Comment je parle (ou non) de ce hobby autour de moi
Je n’ai pas du tout appréhendé de parler de mes poupées à ma famille, qui est très ouverte d’esprit et partage mon goût pour l’esthétique. Ils ont trouvé ça très amusant, et je ne leur cache pas. Dans mon cercle amical, par contre, je garde mon passe-temps sous silence.
Mes amis sont très conventionnels, et même sans méchanceté, je pense qu’ils ne pourraient pas s’empêcher de juger ma collection. Nous sommes très différents : je suis plutôt rêveuse et réservée, ils sont plutôt extravertis, ils ont des vies très en phase avec la norme, je suis plutôt en décalage. Ma meilleure amie serait sûrement interloquée de voir que je dépense de l’argent dans des poupées plutôt que dans des voyages, et tout le monde se dirait que j’achète des objets superflus voire inutiles.
Un musée coloré et insolite
La question du sexisme est importante à mentionner, face à ce genre de loisir. Ces dernières décennies, de nombreux jouets ont été popularisés chez les adultes. Les legos, les objets de collections star wars, les figurine « funko pop »… Ces collections appartiennent souvent à des hommes, et elles sont considérées comme acceptables.

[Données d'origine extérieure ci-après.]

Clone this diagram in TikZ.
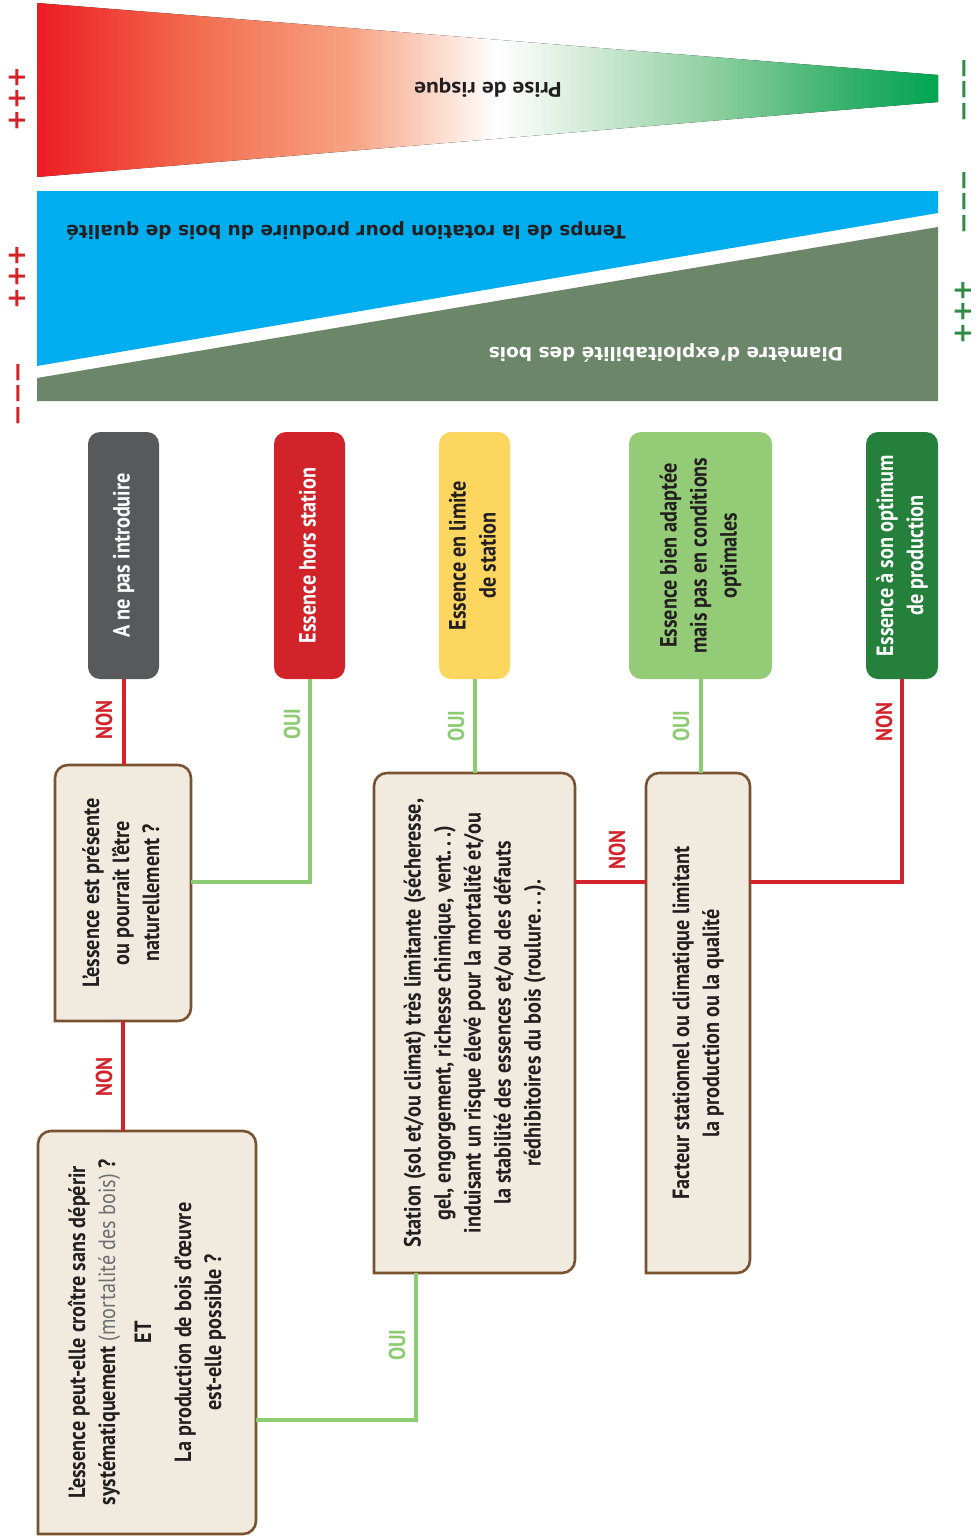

Les poupées, à l’inverse, sont un jouet de petite fille. Et comme toutes les choses associées aux filles, elles sont dévalorisées. En plus du stigma lié à l’immaturité, la société a aussi une vision très peu reluisante de ces figures féminines habillées de manière excentrique. Si mes amis les voyaient, ils diraient certainement qu’elles ressemblent à des « poufs » ou à des « pétasses ».
Mais malgré la vision parfois négative que la société peut porter sur mon passe-temps, je ne veux pas renoncer à quelque chose qui me fait plaisir, que je peux m’offrir avec mon propre argent et qui m’apporte une part de rêve. Je suis libre de mes choix et de mes passions. En revanche, j’ai compris qu’il fallait peut-être que j’élargisse mon entourage à des personnes aux univers plus similaires au mien !
Mon mini-musée coloré a encore de beaux jours devant lui, et je viens d’ajouter des étagères dans mon salon pour accueillir encore plus de ces petits humanoïdes de plastique et de chiffon qui égaient mon quotidien.